Sometimes truth is stranger than fiction. But it can be hard to tell.
I did an enormous amount of research for my book
The Secrets of Mary Bowser
. The novel is based on the true story of a woman born into slavery who was freed and educated in the North, and then became a spy for the Union army by posing as a slave in the Confederate White House. Historical fiction can be a powerful way to learn about the past. Thanks to
Sarah’s Key
by Tatiana de Rosenay, readers around the world have learned about the 1942 Vel’ d’Hiv Roundup. Bowser’s bravery, like the horrors enacted at Vel’ d’Hiv, should be more broadly remembered. But for authors, blurring the lines between history and fiction can still feel risky.
Quite a few of the facts that I incorporated into The Secrets of Mary Bowser—particularly the actions of Bet Van Lew, a pro-Union white Richmonder whose wartime escapades including digging up and reburying the body of a Union officer killed by the Confederates—were so bizarre, I feared readers would find them too implausible, even though they were true.
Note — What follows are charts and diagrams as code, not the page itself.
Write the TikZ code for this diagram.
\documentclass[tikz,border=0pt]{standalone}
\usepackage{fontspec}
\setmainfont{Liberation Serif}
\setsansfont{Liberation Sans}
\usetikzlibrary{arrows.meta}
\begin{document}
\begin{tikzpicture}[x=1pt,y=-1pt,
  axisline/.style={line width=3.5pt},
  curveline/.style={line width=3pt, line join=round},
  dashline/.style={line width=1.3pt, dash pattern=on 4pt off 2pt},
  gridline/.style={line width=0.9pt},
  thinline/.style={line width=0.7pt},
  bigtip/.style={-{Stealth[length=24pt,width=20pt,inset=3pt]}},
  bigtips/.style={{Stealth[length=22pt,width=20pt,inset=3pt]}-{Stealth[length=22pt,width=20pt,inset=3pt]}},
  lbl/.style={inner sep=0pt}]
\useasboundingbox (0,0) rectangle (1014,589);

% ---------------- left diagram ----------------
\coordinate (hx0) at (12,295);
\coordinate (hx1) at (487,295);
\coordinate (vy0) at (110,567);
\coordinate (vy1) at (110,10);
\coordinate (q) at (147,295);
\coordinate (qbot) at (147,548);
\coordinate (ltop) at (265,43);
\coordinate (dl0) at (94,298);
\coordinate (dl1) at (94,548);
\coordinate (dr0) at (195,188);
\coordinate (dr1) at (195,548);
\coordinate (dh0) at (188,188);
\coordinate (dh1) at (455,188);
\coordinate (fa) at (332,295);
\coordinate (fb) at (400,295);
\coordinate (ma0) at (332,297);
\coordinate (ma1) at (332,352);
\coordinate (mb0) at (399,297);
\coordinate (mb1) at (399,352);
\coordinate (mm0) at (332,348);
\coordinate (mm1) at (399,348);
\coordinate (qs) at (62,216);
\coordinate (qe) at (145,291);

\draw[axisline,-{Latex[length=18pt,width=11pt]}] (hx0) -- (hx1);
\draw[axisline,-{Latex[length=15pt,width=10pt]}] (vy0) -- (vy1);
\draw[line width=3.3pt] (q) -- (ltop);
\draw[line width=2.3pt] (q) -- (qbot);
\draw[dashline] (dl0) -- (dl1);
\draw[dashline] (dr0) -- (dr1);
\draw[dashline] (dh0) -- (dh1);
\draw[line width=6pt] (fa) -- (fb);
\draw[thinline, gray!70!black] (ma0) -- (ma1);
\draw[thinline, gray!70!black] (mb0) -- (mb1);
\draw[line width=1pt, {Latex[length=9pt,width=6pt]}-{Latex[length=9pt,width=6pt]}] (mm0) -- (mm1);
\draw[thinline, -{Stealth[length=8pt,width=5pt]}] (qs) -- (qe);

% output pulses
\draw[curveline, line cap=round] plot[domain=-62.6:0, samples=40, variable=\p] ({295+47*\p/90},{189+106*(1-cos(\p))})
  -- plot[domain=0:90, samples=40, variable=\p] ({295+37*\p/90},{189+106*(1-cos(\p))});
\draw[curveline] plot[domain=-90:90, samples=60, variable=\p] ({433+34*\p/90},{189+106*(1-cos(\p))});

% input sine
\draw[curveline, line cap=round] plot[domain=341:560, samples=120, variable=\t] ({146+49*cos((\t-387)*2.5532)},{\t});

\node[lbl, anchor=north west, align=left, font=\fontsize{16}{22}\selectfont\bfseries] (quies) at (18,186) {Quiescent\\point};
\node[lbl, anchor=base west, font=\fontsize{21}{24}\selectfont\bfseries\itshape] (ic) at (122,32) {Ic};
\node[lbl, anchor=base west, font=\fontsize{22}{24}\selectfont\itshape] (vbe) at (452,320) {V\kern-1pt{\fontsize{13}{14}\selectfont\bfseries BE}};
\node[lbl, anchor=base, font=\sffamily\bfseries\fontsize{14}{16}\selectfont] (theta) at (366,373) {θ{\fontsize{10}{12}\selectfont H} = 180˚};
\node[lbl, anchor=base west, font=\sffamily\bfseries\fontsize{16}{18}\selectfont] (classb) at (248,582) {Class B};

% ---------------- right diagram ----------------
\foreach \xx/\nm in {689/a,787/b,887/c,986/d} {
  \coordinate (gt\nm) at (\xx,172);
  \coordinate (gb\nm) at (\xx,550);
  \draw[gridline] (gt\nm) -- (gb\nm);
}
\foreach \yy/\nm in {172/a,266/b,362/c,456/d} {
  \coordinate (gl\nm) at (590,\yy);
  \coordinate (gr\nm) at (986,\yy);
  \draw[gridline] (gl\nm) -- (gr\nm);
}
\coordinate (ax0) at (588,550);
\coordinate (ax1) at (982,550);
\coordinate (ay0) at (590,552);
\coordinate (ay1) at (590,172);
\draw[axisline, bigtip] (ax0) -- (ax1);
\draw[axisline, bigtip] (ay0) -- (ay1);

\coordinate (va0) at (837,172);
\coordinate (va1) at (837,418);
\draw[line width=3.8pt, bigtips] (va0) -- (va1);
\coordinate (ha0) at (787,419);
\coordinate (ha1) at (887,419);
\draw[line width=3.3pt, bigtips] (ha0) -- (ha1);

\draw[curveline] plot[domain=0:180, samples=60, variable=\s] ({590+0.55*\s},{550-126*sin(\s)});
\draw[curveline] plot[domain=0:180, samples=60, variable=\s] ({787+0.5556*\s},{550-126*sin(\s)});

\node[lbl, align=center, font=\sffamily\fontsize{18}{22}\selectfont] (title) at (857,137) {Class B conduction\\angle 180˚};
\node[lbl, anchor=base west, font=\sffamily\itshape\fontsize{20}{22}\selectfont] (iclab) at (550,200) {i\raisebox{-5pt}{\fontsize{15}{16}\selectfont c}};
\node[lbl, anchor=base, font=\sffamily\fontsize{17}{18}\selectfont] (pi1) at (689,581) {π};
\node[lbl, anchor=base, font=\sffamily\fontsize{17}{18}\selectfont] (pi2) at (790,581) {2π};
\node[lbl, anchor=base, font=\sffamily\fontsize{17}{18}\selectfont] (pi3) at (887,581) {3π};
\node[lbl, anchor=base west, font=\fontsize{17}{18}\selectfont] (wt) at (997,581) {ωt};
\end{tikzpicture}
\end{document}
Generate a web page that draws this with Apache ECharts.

What concerned me most, however, was not that the true parts of the novel wouldn’t be believed. It’s that the parts I invented would be mistaken for fact. Knowing the historical record provides such scant documentation of Mary Bowser’s life that I couldn’t possibly write a biography, I authored the novel as a way to commemorate Bowser’s achievements and to guide readers’ understanding of what slavery was like in urban, industrialized Richmond, and what free black life was like in antebellum Philadelphia.
Despite a detailed historical note included in the book, though, a surprising number of online reviews of The Secrets of Mary Bowser attribute biographical details to the historical Bowser that were entirely my own invention. As I’ve taken to saying, just because you read something in a book about a real person who played an important role in the Civil War, doesn’t mean everything in the book was true.
As it turns out, the first person to fictionalize Bowser’s life story was Bowser herself. “The Black Slave in the Confederate White House,” an article I wrote for The New York Times, documents her continuing self-reinvention, before, during, and after the Civil War. Bowser likely made a good spy precisely because slaves live lives of surreptition and concealment. The strategies that enabled her to survive enslavement also facilitated her espionage. It shouldn’t surprise us that even after the war was over, Bowser continued her cagey—and effective—habit of constructing a series of public identities to serve different purposes.
Like many published authors, I didn’t choose my book’s final title. But I’ve come to relish the irony it implies. While Sarah’s Key suggests that once we find the key we can unlock all of history, The Secrets of Mary Bowser entices us to search out what we can learn about the past, while reminding us that there is much that may always remain hidden.